Staatsterrorismus half letztlich Greenpeace
Vor 20 Jahren versenkte Frankreichs Geheimdienst die „Rainbow Warrior“ und stärkte Neuseelands Antiatomkurs
AUCKLAND taz ■ Es ist zehn Minuten vor Mitternacht, als die erste Bombe explodiert. Die Erschütterung reißt Kapitän Peter Willcox aus dem Schlaf. „Im Schiffsrumpf klaffte ein Loch, so groß, dass man einen VW hätte durchfahren können“, erinnert sich der heute 52-Jährige. Das Schiff neigt sich, die Crewmitglieder retten sich an Land. Nur der Fotograf Fernando Pereira läuft zurück in seine Kajüte, um die Kameraausrüstung zu bergen.

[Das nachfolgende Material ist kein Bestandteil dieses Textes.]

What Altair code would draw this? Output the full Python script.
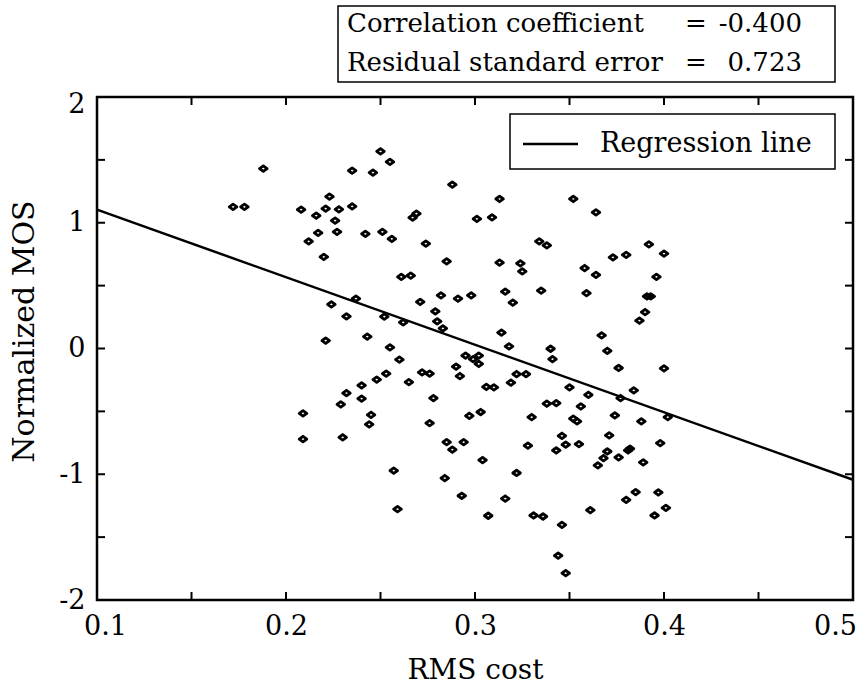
import altair as alt
import pandas as pd

FONT = "DejaVu Serif"

rms_cost = [
    0.188, 0.172, 0.178, 0.223, 0.208, 0.221, 0.228, 0.235, 0.216, 0.226, 0.217, 0.227, 0.212, 0.220, 0.224, 0.232, 0.221,
    0.250, 0.255, 0.235, 0.246, 0.288, 0.313, 0.352, 0.269, 0.267, 0.301, 0.309, 0.242, 0.251, 0.256, 0.274, 0.334, 0.338,
    0.285, 0.313, 0.324, 0.325, 0.358, 0.261, 0.266, 0.282, 0.291, 0.298, 0.316, 0.335, 0.359, 0.271, 0.320, 0.237, 0.279,
    0.252, 0.262, 0.280, 0.283, 0.243, 0.314,
    0.364, 0.392, 0.400, 0.373, 0.380, 0.364, 0.396, 0.391, 0.393, 0.390, 0.387, 0.367,
    0.232, 0.229, 0.209, 0.209, 0.230,
    0.255, 0.260, 0.272, 0.276, 0.265, 0.253, 0.248, 0.240, 0.240, 0.245, 0.244, 0.318, 0.295, 0.302, 0.299, 0.302, 0.290,
    0.292, 0.278, 0.276, 0.297, 0.303, 0.306, 0.310, 0.319, 0.322, 0.327, 0.340, 0.341, 0.350, 0.360, 0.338, 0.343, 0.356,
    0.330, 0.352, 0.354, 0.346, 0.348, 0.355, 0.343, 0.328, 0.285, 0.294, 0.288, 0.304, 0.322, 0.257, 0.284, 0.293, 0.316,
    0.259, 0.307, 0.331, 0.336, 0.361, 0.346, 0.344, 0.348,
    0.370, 0.376, 0.400, 0.384, 0.377, 0.374, 0.388, 0.402, 0.371, 0.398, 0.370, 0.382, 0.381, 0.376, 0.368, 0.365, 0.389,
    0.385, 0.397, 0.380, 0.401, 0.395,
]

normalized_mos = [
    1.430, 1.126, 1.126, 1.208, 1.104, 1.112, 1.107, 1.130, 1.056, 1.017, 0.919, 0.927, 0.852, 0.728, 0.351, 0.255, 0.062,
    1.568, 1.484, 1.414, 1.399, 1.303, 1.189, 1.189, 1.072, 1.041, 1.030, 1.043, 0.911, 0.927, 0.871, 0.834, 0.852, 0.820,
    0.693, 0.683, 0.677, 0.613, 0.640, 0.569, 0.579, 0.422, 0.396, 0.422, 0.452, 0.460, 0.440, 0.370, 0.364, 0.396, 0.295,
    0.253, 0.208, 0.216, 0.160, 0.094, 0.126,
    1.083, 0.828, 0.754, 0.725, 0.744, 0.585, 0.569, 0.414, 0.414, 0.290, 0.221, 0.104,
    -0.354, -0.445, -0.516, -0.720, -0.706,
    0.009, -0.089, -0.190, -0.200, -0.267, -0.200, -0.248, -0.294, -0.399, -0.527, -0.604, 0.017, -0.057, -0.057, -0.084,
    -0.123, -0.145, -0.219, -0.394, -0.593, -0.535, -0.505, -0.306, -0.309, -0.272, -0.203, -0.203, -0.002, -0.084, -0.309,
    -0.368, -0.439, -0.434, -0.461, -0.545, -0.558, -0.580, -0.694, -0.765, -0.760, -0.811, -0.773, -0.744, -0.744, -0.805,
    -0.887, -0.990, -0.972, -1.030, -1.171, -1.193, -1.277, -1.330, -1.328, -1.336, -1.286, -1.402, -1.648, -1.786,
    -0.018, -0.155, -0.158, -0.333, -0.394, -0.532, -0.580, -0.545, -0.691, -0.752, -0.819, -0.797, -0.811, -0.866, -0.871,
    -0.930, -0.906, -1.142, -1.145, -1.203, -1.267, -1.328,
]

reg_x = [0.1, 0.5]
reg_y = [1.104, -1.044]

x_tick_values = [0.1, 0.15, 0.2, 0.25, 0.3, 0.35, 0.4, 0.45, 0.5]
y_tick_values = [-2, -1.5, -1, -0.5, 0, 0.5, 1, 1.5, 2]
x_label_values = [0.1, 0.2, 0.3, 0.4, 0.5]
y_label_values = [-2, -1, 0, 1, 2]

stats_labels = ["Correlation coefficient", "Residual standard error"]
stats_values = ["-0.400", "0.723"]
legend_label = "Regression line"

W, H = 756, 503

pts = pd.DataFrame({"rms": rms_cost, "mos": normalized_mos})
reg = pd.DataFrame({"rms": reg_x, "mos": reg_y})
xt = pd.DataFrame({"v": x_tick_values})
yt = pd.DataFrame({"v": y_tick_values})

xscale = alt.Scale(domain=[0.1, 0.5], nice=False, zero=False)
yscale = alt.Scale(domain=[-2, 2], nice=False, zero=False)

label_expr = "datum.value < 0 ? '-' + abs(datum.value) : '' + datum.value"

xaxis = alt.Axis(
    values=x_label_values, grid=False, ticks=False, tickSize=0, domain=False,
    labelFont=FONT, labelFontSize=27, labelColor="black", labelPadding=13,
    labelFlush=False, labelOverlap=False, labelExpr=label_expr,
    labelOffset={"condition": [{"test": "datum.value >= 0.49", "value": -18},
                               {"test": "datum.value <= 0.11", "value": 8}], "value": 0},
    title="RMS cost", titleFont=FONT, titleFontSize=28, titleFontWeight="normal",
    titleColor="black", titleBaseline="alphabetic", titleY=78, titleX=W / 2,
)
yaxis = alt.Axis(
    values=y_label_values, grid=False, ticks=False, tickSize=0, domain=False,
    labelFont=FONT, labelFontSize=27, labelColor="black", labelPadding=12,
    labelOverlap=False, labelExpr=label_expr,
    labelOffset={"condition": {"test": "datum.value >= 1.9", "value": 7}, "value": 0},
    title="Normalized MOS", titleFont=FONT, titleFontSize=30, titleFontWeight="normal",
    titleColor="black", titleAngle=-90, titleBaseline="alphabetic", titleAlign="center",
    titleX=-64, titleY=234,
)

diamond = "M-1,0L0,-0.72L1,0L0,0.72Z"

points = alt.Chart(pts).mark_point(
    shape=diamond, filled=False, size=58, strokeWidth=2.8, strokeJoin="round",
    color="black", opacity=1
).encode(
    x=alt.X("rms:Q", scale=xscale, axis=xaxis),
    y=alt.Y("mos:Q", scale=yscale, axis=yaxis),
)

line = alt.Chart(reg).mark_line(color="black", strokeWidth=2.5).encode(
    x=alt.X("rms:Q", scale=xscale),
    y=alt.Y("mos:Q", scale=yscale),
)

tick_len = 8
xt_bottom = alt.Chart(xt).mark_rule(color="black", strokeWidth=2).encode(
    x=alt.X("v:Q", scale=xscale), y=alt.value(H - tick_len), y2=alt.value(H)
)
xt_top = alt.Chart(xt).mark_rule(color="black", strokeWidth=2).encode(
    x=alt.X("v:Q", scale=xscale), y=alt.value(0), y2=alt.value(tick_len)
)
yt_left = alt.Chart(yt).mark_rule(color="black", strokeWidth=2).encode(
    y=alt.Y("v:Q", scale=yscale), x=alt.value(0), x2=alt.value(tick_len)
)
yt_right = alt.Chart(yt).mark_rule(color="black", strokeWidth=2).encode(
    y=alt.Y("v:Q", scale=yscale), x=alt.value(W - tick_len), x2=alt.value(W)
)

one = alt.Data(values=[{"k": 0}])

# legend
leg_box = alt.Chart(one).mark_rect(fill="white", stroke="black", strokeWidth=1.5).encode(
    x=alt.value(413), x2=alt.value(738), y=alt.value(17), y2=alt.value(72)
)
leg_line = alt.Chart(one).mark_rule(color="black", strokeWidth=2.5).encode(
    x=alt.value(426), x2=alt.value(481), y=alt.value(47)
)
leg_text = alt.Chart(one).mark_text(
    font=FONT, fontSize=27, align="left", baseline="alphabetic", color="black"
).encode(x=alt.value(503), y=alt.value(55), text=alt.value(legend_label))

# statistics box
st_box = alt.Chart(one).mark_rect(fill="white", stroke="black", strokeWidth=1.5).encode(
    x=alt.value(241), x2=alt.value(738), y=alt.value(-91), y2=alt.value(-15)
)
st_layers = [st_box]
for i, (lab, val) in enumerate(zip(stats_labels, stats_values)):
    yb = -65 + i * 39
    st_layers.append(alt.Chart(one).mark_text(
        font=FONT, fontSize=26, align="left", baseline="alphabetic", color="black"
    ).encode(x=alt.value(250), y=alt.value(yb), text=alt.value(lab)))
    st_layers.append(alt.Chart(one).mark_text(
        font=FONT, fontSize=26, align="left", baseline="alphabetic", color="black"
    ).encode(x=alt.value(588), y=alt.value(yb), text=alt.value("=")))
    st_layers.append(alt.Chart(one).mark_text(
        font=FONT, fontSize=26, align="right", baseline="alphabetic", color="black"
    ).encode(x=alt.value(705), y=alt.value(yb), text=alt.value(val)))

chart = alt.layer(
    line, points, xt_bottom, xt_top, yt_left, yt_right, leg_box, leg_line, leg_text, *st_layers
).properties(
    width=W, height=H,
    autosize=alt.AutoSizeParams(type="none"),
    padding={"left": 97, "top": 97, "right": 11, "bottom": 84},
    background="white",
).configure_view(stroke="black", strokeWidth=2.5)

chart.save("out.html", embed_options={"renderer": "svg", "actions": False})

Da explodiert eine zweite Bombe. Pereira wird vom Wasser eingeschlossen und ertrinkt.
Am selben Abend hatte auf der „Rainbow Warrior“ ein Treffen von Skippern stattgefunden, die mit Greenpeace zum Mururoa-Atoll segeln wollten, um die französischen Atomwaffentests zu behindern. „Wäre die Bombe zwei Stunden früher explodiert, hätten 25 Menschen sterben können“, mutmaßt Willcox. Der Versammlungsraum war als Erstes überschwemmt worden.
Zum 20. Jahrestag des Anschlags vom 10. Juli 1985 ist der Amerikaner nach Neuseeland gekommen. Im Hafen von Auckland deutet er auf die Stelle, an der das Greenpeace-Schiff vor Anker lag. Zwei Tage nach dem Anschlag verhaftet die Polizei die französischen Geheimagenten Alain Mafart und Dominique Prieur. Es dauert zweieinhalb Monate, bis Frankreich die Verantwortung seines Geheimdienstes gesteht und dessen Chef Pierre Lacoste sowie Verteidigungsminister Charles Hernu zurücktreten müssen. Laut Lacoste sei auch Präsident François Mitterand eingeweiht gewesen.
Marelle Pereira, die Tochter des getöteten portugiesischen Fotografen, ist heute 28 Jahre alt. Sie ist enttäuscht, dass Mafart und Prieur nach drei Jahren Haft frei kamen und weitere Agenten nie verurteilt wurden. Wie sie fühlen viele Neuseeländer.
Der erste Terroranschlag in Neuseeland hatte das Land tief erschüttert. Zum 20. Jahrestag wird deshalb mit Zeitungsberichten, TV-Dokumentationen und Veranstaltungen daran erinnert. Der Sabotageakt verstärkte die öffentliche Unterstützung für die Antiatompolitik des Landes, das sich 1987 zur nuklearfreien Zone erklärte.
Für Bunny McDiarmid, die als einzige Neuseeländerin 1985 Mitglied der Crew war, ist die „Rainbow Warrior“ zu einem Teil von Neuseelands Geschichte geworden. Das Attentat hielt sie nicht von weiterem Engagement ab. Wenige Monate später segelte sie auf die Marshall-Inseln, um 350 Bewohnern des Rongelap-Atolls zu helfen, die zuvor von der „Rainbow Warrior“ von ihrer radioaktiv verseuchten Insel evakuiert worden waren. Seit 1985 war die 48-Jährige fast immer beruflich für Greenpeace tätig, derzeit koordiniert sie die Kampagne zum Schutz der Ozeane.
Greenpeace gewann durch den Anschlag internationale Aufmerksamkeit und viele neue Mitglieder. Seitdem wurden immer wieder Vorwürfe laut, die Organisation sei zu groß, zu angepasst oder zu langweilig geworden. Für die Boote jedenfalls gelte das nicht, findet Kapitän Willcox, der immer noch für Greenpeace arbeitet. Nach wie vor sei die Besatzung äußerst engagiert und die Einsätze seien nicht ohne Risiko. „Die vergangenen Wochen haben wir zum Beispiel bei rauer See in Schlauchbooten versucht, die Aktivitäten eines Schleppnetzkutters zu verhindern.“ Willcox hofft, dass sich die UNO von den auf See gemachten Fotos von Netzen voll seltener Korallen und anderer Meeresbewohner, die achtlos wieder ins Meer geworfen werden, überzeugen lassen und ein Moratorium für Schleppnetzfischerei auf hoher See verhängen.
1995 beendete Frankreich seine Atomtests im Pazifik. Bis heute leiden die Bewohner der Region unter den Folgen und kämpfen für Entschädigungen.